Of the conference starting Wednesday, Oct. 18, Saney says: “What often happens with scholars is they find, you know, areas of convergence, areas of commonality where we can continue to research. Where I think it’s going to be exciting is it’s going to demonstrate how exciting and fertile, from an academic and research perspective, Black Canadian Studies is as a field, and particularly studying Nova Scotia. So I think people will be able to explore this history in much greater detail and richness.
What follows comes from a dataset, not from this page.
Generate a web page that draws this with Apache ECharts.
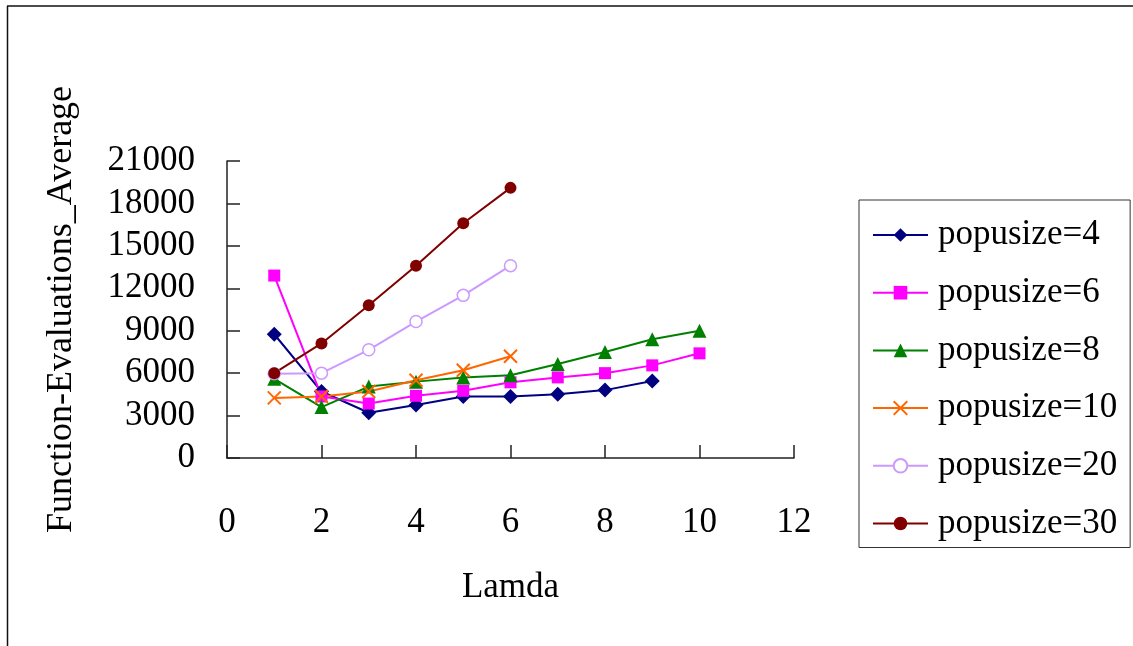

And to show that it’s, you know, the complexity and meaningfulness of this history for understanding what is this thing we call Canada.”

Saney says all keynote speeches will be available to watch on Zoom.
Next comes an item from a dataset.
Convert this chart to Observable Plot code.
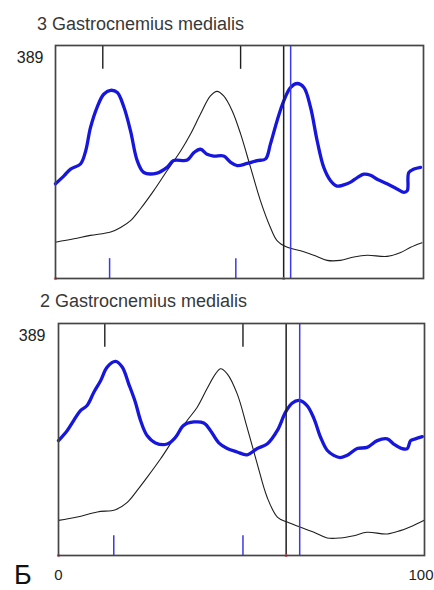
<!DOCTYPE html>
<html>
<head>
<meta charset="utf-8">
<script src="https://cdn.jsdelivr.net/npm/d3@7"></script>
<script src="https://cdn.jsdelivr.net/npm/@observablehq/plot@0.6"></script>
<style>
  html, body { margin: 0; padding: 0; background: #fff; }
  body { width: 434px; height: 590px; position: relative; overflow: hidden; font-family: "Liberation Sans", Arial, sans-serif; }
  .title { position: absolute; font-size: 18px; color: #383838; white-space: nowrap; line-height: 1; }
  .panel { position: absolute; left: 0; }
  .letter { position: absolute; left: 14px; top: 562px; font-size: 27px; color: #111; line-height: 1; }
</style>
</head>
<body>
<div class="title" id="t1" style="left:37px; top:15px;">3 Gastrocnemius medialis</div>
<div class="panel" id="p1" style="top:40px;"></div>
<div class="title" id="t2" style="left:40px; top:292px;">2 Gastrocnemius medialis</div>
<div class="panel" id="p2" style="top:318px;"></div>
<div class="letter">Б</div>
<script>
// ---- Panel 3 (top) ----
const topBlueX = [0, 2.3, 4.1, 6.8, 8.2, 9.5, 11.3, 13.1, 15.0, 16.8, 18.6, 20.4, 22.2, 24.0, 27.6, 30.3, 32.1, 35.8, 37.6, 39.4, 41.2, 43.0, 45.7, 47.6, 49.4, 52.1, 54.8, 57.1, 58.4, 60.2, 62.0, 63.9, 65.7, 67.5, 69.3, 71.1, 72.9, 74.7, 76.5, 78.3, 80.2, 82.0, 83.8, 85.6, 87.4, 90.1, 92.8, 94.7, 95.6, 96.0, 97.4, 99.2];
const topBlueY = [167, 181, 193, 202, 225, 266, 302, 325, 332, 328, 302, 260, 208, 187, 186, 196, 208, 209, 222, 228, 219, 216, 216, 205, 199, 203, 208, 211, 237, 278, 313, 337, 344, 337, 302, 243, 196, 173, 163, 165, 170, 178, 184, 182, 175, 167, 158, 152, 155, 187, 193, 196];
const topBlackX = [0, 5.0, 9.5, 15.0, 17.7, 20.4, 23.1, 26.7, 30.3, 34.0, 36.7, 39.4, 42.1, 43.9, 45.7, 48.0, 50.3, 53.0, 55.7, 58.4, 60.2, 63.0, 66.6, 70.2, 73.8, 77.4, 81.1, 84.7, 90.1, 93.8, 96.5, 99.6];
const topBlackY = [64, 70, 76, 82, 90, 102, 123, 155, 190, 225, 255, 290, 322, 330, 322, 296, 255, 196, 137, 90, 67, 55, 49, 41, 32, 32, 38, 41, 39, 46, 55, 63];
const topBlackTicks = [12.85, 50.3];
const topBlueTicks = [14.7, 49.0];
const topBlackLine = 62.0;
const topBlueLine = 63.9;

// ---- Panel 2 (bottom) ----
const botBlueX = [0, 2.4, 4.2, 6.0, 7.8, 9.7, 11.5, 13.3, 15.6, 17.4, 19.2, 21.0, 22.4, 24.2, 26.5, 29.7, 32.0, 34.2, 37.0, 39.7, 41.5, 43.8, 46.1, 48.8, 51.5, 54.3, 57.0, 59.8, 62.0, 63.8, 65.7, 67.9, 69.8, 71.6, 73.4, 75.2, 77.0, 78.9, 81.6, 84.3, 87.1, 89.8, 91.6, 93.9, 95.3, 96.2, 97.5, 99.4];
const botBlueY = [203, 221, 239, 256, 265, 289, 309, 333, 343, 333, 303, 271, 239, 212, 199, 197, 209, 230, 236, 234, 221, 199, 189, 183, 178, 189, 197, 221, 253, 269, 274, 265, 242, 209, 186, 177, 173, 177, 189, 191, 203, 206, 197, 189, 189, 203, 206, 210];
const botBlackX = [0, 5.1, 10.6, 15.6, 18.8, 21.5, 24.2, 27.9, 31.5, 35.2, 37.9, 40.6, 42.9, 44.3, 46.1, 48.8, 51.5, 54.3, 57.0, 59.8, 62.5, 66.1, 69.8, 73.4, 77.0, 80.7, 84.3, 89.8, 93.4, 96.2, 99.8];
const botBlackY = [62, 68, 77, 81, 94, 115, 138, 171, 206, 239, 262, 295, 321, 330, 321, 286, 227, 162, 103, 68, 59, 50, 41, 31, 31, 35, 41, 38, 44, 51, 62];
const botBlackTicks = [12.65, 50.4];
const botBlueTicks = [15.1, 50.4];
const botBlackLine = 62.2;
const botBlueLine = 65.9;

const yTick = [389];
const xTickStart = [0];
const xTickEnd = [100];

const BLUE = "#1616dc";
const THIN_BLUE = "#3a3ae8";
const BLACK = "#1e1e1e";
const FRAME = "#454545";

function zip(xs, ys) { return xs.map((x, i) => ({x, y: ys[i]})); }

function panel({blueX, blueY, blackX, blackY, blackTicks, blueTicks, blackLine, blueLine, yMax, height, marginTop, marginBottom, marginLeft, marginRight, showX, tickPad}) {
  const marks = [
    Plot.line(zip(blackX, blackY), {x: "x", y: "y", stroke: BLACK, strokeWidth: 1.1, curve: "catmull-rom"}),
    Plot.line(zip(blueX, blueY), {x: "x", y: "y", stroke: BLUE, strokeWidth: 3.3, strokeLinejoin: "round", curve: "catmull-rom"}),
    Plot.ruleX(blackTicks, {x: d => d, y1: yMax - 42, y2: yMax, stroke: BLACK, strokeWidth: 1.4}),
    Plot.ruleX(blueTicks, {x: d => d, y1: 0, y2: 35, stroke: THIN_BLUE, strokeWidth: 1.5}),
    Plot.ruleX([blackLine], {x: d => d, y1: 0, y2: yMax, stroke: BLACK, strokeWidth: 1.5}),
    Plot.ruleX([blueLine], {x: d => d, y1: 0, y2: yMax, stroke: THIN_BLUE, strokeWidth: 1.5}),
    Plot.dot([0, blackLine], {x: d => d, y: 0, r: 1.6, fill: "#f06070", stroke: "none"}),
    Plot.frame({stroke: FRAME, strokeWidth: 1.7}),
    Plot.axisY(yTick, {tickSize: 0, tickPadding: tickPad, fontSize: 16, fill: "#222", label: null})
  ];
  if (showX) {
    marks.push(Plot.axisX(xTickStart, {tickSize: 0, tickPadding: 14, fontSize: 15, fill: "#222", label: null}));
    marks.push(Plot.axisX(xTickEnd, {tickSize: 0, tickPadding: 14, fontSize: 15, fill: "#222", label: null, textAnchor: "end", dx: 9}));
  }
  return Plot.plot({
    width: 434, height, marginTop, marginBottom, marginLeft, marginRight,
    x: {domain: [0, 100], axis: null},
    y: {domain: [0, yMax], axis: null},
    style: {fontFamily: "'Liberation Sans', Arial, sans-serif", background: "white", overflow: "hidden"},
    marks
  });
}

document.getElementById("p1").appendChild(panel({
  blueX: topBlueX, blueY: topBlueY, blackX: topBlackX, blackY: topBlackY,
  blackTicks: topBlackTicks, blueTicks: topBlueTicks, blackLine: topBlackLine, blueLine: topBlueLine,
  yMax: 411, height: 245, marginTop: 5, marginBottom: 7, marginLeft: 55, marginRight: 11, showX: false, tickPad: 12
}));
document.getElementById("p2").appendChild(panel({
  blueX: botBlueX, blueY: botBlueY, blackX: botBlackX, blackY: botBlackY,
  blackTicks: botBlackTicks, blueTicks: botBlueTicks, blackLine: botBlackLine, blueLine: botBlueLine,
  yMax: 410, height: 272, marginTop: 5, marginBottom: 35, marginLeft: 58, marginRight: 10, showX: true, tickPad: 13
}));
</script>
</body>
</html>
“At the conference itself, reparations is gonna be a very big issue,” Saney says. “And what people need to understand about reparations is—there’s a sort of stereotypical notion that reparations is about money.[But really] the reparations movement is about reconciling relations between those who have suffered because of the trans-Atlantic slave trade and have endured the consequences and burden, right, of that legacy, reconciling society with them. But more importantly, transforming social relations within countries and between countries for the benefit of everybody. So reparations is not just about people of African descent; it’s about envisioning a world in which everyone can realize their full human potential. And we can only do that by addressing these historical injustices. Because these historical injustices redound for the detriment of all of us.”

The conference will bring leading reparations specialists to Halifax, such as Hilary Beckles, who is the keynote and a leading scholar on reparations. “But we also have perhaps the leading political activist on reparations, at least in the Caribbean context: H.E. David Comissiong,” says Saney.

The other keynote speakers of the conference are: Dr. Sylvia D. Hamilton, renowned filmmaker, writer, journalist and artist, and University of King’s College’s Inglis professor; Dr. Afua Cooper, distinguished historian and poet, and Killam research chair in Black and African Diaspora Studies at Dalhousie University; Dr. Harvey Amani Whitfield, leading historian of Black history and slavery in colonial Canada and a professor in Black North American History at the University of Calgary; and Dr. George Elliott Clarke, renowned poet and E.J. Pratt professor of Canadian Literature at the University of Toronto.